Recensione a Come uno scarafaggio sul marciapiede – regia di Antonino Varvarà
È luogo comune ormai pensare che sia il malessere più che il benessere a rendere l’uomo creativo, che sia la necessità o l’assenza di qualcosa a smuovere l’intelletto e a stimolare la produzione di forme artistiche che siano allo stesso tempo espressione e catarsi. Forse è per lo stesso motivo che da qualche tempo gli artisti vengono percepiti dalla società come gli eterni scontenti, ancor più di recente la parola “crisi” ha fatto irruzione nel nostro vocabolario quotidiano e il disagio, la disillusione hanno ricominciato a battere alla porta.
È proprio da questi fermenti che nasce il nuovo spettacolo scritto e messo in scena da Antonino Varvarà: Come uno scarafaggio sul marciapiede. Il male in ogni sua declinazione aveva aperto la stagione del Teatro Aurora – il tema lanciato da Giovani a Teatro come fil rouge della sezione Esperienze – e ha letteralmente contagiato le iniziative del vicino teatro gestito da Questa nave: la nuova produzione ne è l’ultimo esempio.
Nonostante il titolo decisamente insolito, non vi è alcun rimando a Kafka: il testo scritto dallo stesso Varvarà è piuttosto un dialogo interiore che si incrocia tra i pensieri del protagonista.
Una scena vuota, un uomo, con cappello e cappotto, in mano una valigia. Qualcosa di impercettibile fa intuire che se ne sta andando; ad accompagnare i suoi passi le musiche di Sigur Ross e una voce fuori campo, il suo pensiero interiore. Lentamente la scena si popola: tre figure, tre donne, vestite in bianco, grigio e nero occupano altrettante sedie rosse.
Le scelte cromatiche, estremamente semplici, acquistano, con lo scorrere del tempo, sempre più valore. Lo spazio, dapprima assolutamente privo di connotazione, pian piano assume un ruolo fondamentale. È il testo a creare l’immagine, un affondo tagliente e doloroso negli angoli più bui dell’animo umano, tutto quel che si vorrebbe dire e non si è mai detto; una poesia dolce carica di rinuncia e disillusione. È attraverso le parole che i pensieri prendono forma, ecco allora che la scena sembra essere un parallelo della mente dell’uomo, che rivanga il passato: tutte le sue scelte, i suoi incubi, i suoi ricordi migliori. Le tre donne altro non sono che tre momenti della sua vita, o – volendo astrarre ancor più – tre “pensieri” quasi una scala cromatica delle sfumature dei sentimenti dell’uomo. Le chiavi di lettura sono molteplici, il testo lascia aperte diverse interpretazioni, ma è sempre la parola ad avere il sopravvento.

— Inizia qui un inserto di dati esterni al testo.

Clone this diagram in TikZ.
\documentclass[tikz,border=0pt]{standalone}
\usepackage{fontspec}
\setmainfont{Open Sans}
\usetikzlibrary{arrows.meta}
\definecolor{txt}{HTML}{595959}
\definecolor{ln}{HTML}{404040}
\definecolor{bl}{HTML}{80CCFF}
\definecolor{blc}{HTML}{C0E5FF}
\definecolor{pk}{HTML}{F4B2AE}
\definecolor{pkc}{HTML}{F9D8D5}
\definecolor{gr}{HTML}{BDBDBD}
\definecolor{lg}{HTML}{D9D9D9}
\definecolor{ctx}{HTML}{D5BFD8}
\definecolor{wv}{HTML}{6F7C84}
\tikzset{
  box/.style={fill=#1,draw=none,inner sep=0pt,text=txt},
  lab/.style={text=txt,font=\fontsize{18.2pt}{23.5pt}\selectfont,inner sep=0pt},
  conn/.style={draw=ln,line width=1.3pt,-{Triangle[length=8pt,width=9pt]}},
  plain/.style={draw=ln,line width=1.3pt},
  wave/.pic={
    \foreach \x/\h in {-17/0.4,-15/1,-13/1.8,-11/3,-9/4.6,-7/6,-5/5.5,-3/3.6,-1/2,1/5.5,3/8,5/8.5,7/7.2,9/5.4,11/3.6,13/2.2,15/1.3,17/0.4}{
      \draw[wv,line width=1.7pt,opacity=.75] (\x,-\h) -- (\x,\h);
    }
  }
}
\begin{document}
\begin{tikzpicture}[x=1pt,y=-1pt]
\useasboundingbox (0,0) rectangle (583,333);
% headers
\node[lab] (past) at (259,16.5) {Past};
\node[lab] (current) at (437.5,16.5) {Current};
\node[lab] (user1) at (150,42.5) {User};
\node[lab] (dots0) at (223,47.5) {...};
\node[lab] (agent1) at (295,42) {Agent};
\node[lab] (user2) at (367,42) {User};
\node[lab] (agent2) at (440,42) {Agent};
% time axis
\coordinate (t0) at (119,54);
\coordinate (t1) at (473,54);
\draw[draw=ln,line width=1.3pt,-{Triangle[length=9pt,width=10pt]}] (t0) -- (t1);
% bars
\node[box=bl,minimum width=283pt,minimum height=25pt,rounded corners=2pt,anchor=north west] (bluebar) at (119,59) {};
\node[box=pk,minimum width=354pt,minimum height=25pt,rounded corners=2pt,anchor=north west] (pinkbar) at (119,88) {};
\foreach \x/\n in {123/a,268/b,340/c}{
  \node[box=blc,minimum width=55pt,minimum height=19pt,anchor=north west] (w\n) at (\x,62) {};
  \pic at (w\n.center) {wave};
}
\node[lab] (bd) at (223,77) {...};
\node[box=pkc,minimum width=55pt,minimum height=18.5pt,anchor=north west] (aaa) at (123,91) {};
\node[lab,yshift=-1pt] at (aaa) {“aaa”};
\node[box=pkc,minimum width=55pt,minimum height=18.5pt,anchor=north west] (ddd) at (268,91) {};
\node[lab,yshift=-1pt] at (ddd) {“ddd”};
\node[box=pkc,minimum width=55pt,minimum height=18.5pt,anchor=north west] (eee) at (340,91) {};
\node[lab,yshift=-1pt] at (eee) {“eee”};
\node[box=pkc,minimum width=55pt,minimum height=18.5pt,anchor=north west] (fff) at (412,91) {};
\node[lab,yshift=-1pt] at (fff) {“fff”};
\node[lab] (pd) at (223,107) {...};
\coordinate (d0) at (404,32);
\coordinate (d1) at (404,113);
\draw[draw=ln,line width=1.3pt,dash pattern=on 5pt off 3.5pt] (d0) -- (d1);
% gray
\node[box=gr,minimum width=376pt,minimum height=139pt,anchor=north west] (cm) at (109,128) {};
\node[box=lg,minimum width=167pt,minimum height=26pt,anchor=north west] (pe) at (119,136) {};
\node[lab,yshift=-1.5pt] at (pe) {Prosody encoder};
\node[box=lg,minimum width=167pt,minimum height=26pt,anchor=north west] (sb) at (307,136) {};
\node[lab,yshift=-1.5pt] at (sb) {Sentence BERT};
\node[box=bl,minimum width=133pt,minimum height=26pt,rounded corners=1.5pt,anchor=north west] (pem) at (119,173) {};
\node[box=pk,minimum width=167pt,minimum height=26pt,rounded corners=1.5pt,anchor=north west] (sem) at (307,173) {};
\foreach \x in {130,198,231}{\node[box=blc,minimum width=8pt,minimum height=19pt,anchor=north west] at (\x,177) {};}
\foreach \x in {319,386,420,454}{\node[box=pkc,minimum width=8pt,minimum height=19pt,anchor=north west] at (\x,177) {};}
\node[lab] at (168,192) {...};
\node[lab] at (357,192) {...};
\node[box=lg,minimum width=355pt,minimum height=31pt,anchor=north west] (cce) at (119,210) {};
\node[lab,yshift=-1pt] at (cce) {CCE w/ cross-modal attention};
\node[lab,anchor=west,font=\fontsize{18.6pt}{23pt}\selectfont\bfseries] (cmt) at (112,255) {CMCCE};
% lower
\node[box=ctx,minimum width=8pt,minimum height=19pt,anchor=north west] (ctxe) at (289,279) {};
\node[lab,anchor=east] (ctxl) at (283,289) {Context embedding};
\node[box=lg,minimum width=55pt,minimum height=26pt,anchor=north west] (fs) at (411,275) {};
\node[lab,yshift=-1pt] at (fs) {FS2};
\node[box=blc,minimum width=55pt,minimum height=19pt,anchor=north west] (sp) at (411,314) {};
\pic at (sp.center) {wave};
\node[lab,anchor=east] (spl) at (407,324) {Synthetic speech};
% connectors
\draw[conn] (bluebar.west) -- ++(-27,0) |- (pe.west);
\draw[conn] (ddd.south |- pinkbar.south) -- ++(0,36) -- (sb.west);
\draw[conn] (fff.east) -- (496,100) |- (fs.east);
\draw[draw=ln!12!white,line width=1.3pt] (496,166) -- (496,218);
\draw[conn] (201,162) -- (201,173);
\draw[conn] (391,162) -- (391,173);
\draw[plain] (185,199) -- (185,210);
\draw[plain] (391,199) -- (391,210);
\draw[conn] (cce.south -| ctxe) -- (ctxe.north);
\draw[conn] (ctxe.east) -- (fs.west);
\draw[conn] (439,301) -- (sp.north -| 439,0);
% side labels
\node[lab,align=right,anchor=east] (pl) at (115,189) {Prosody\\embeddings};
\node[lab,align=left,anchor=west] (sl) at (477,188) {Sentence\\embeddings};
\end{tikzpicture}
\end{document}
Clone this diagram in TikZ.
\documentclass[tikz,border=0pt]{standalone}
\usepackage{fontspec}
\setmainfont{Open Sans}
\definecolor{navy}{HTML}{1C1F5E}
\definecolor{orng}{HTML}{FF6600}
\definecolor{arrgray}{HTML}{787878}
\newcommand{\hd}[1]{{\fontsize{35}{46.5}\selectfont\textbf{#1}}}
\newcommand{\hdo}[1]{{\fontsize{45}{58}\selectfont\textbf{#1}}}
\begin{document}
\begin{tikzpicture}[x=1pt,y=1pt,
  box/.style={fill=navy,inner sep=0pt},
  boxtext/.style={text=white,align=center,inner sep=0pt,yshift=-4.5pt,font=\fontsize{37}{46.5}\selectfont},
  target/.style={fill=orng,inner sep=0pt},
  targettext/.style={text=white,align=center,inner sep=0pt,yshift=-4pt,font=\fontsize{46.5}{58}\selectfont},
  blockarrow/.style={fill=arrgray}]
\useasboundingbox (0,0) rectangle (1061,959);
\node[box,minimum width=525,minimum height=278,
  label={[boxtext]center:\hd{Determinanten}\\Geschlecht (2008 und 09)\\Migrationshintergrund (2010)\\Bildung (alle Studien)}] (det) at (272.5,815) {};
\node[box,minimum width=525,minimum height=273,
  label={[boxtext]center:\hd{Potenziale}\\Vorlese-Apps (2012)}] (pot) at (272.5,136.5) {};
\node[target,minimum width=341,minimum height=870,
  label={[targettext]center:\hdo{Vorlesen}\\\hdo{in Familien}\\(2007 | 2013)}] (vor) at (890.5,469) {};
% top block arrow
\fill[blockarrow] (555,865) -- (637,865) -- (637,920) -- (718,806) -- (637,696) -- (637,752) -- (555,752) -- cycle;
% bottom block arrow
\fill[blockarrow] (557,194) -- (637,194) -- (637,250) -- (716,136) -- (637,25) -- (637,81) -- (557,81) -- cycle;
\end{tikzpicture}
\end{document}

Lo spettacolo infatti si regge principalmente sulla poesia e sulla verità scatenate dalle parole scritte dal regista, non vi è una storia, vi è un susseguirsi di scene fini a se stesse. L’integrità della performance è frammentata da bui continui e forse non sempre indispensabili. Sebbene le parole siano forti, gli attori della giovane compagnia Trepunti, nonostante il forte slancio poetico, stentano a sostenere i ruoli, forse la mancanza di veri e propri personaggi non li aiuta a reggere la scena e la presenza si indebolisce, facendo perdere il filo del discorso e la potenza delle parole. Un testo valido ma una messa in scena ancora fragile, sicuramente l’esperienza aiuterà la compagnia di attori a trovare una propria strada interpretativa e una sicurezza in più.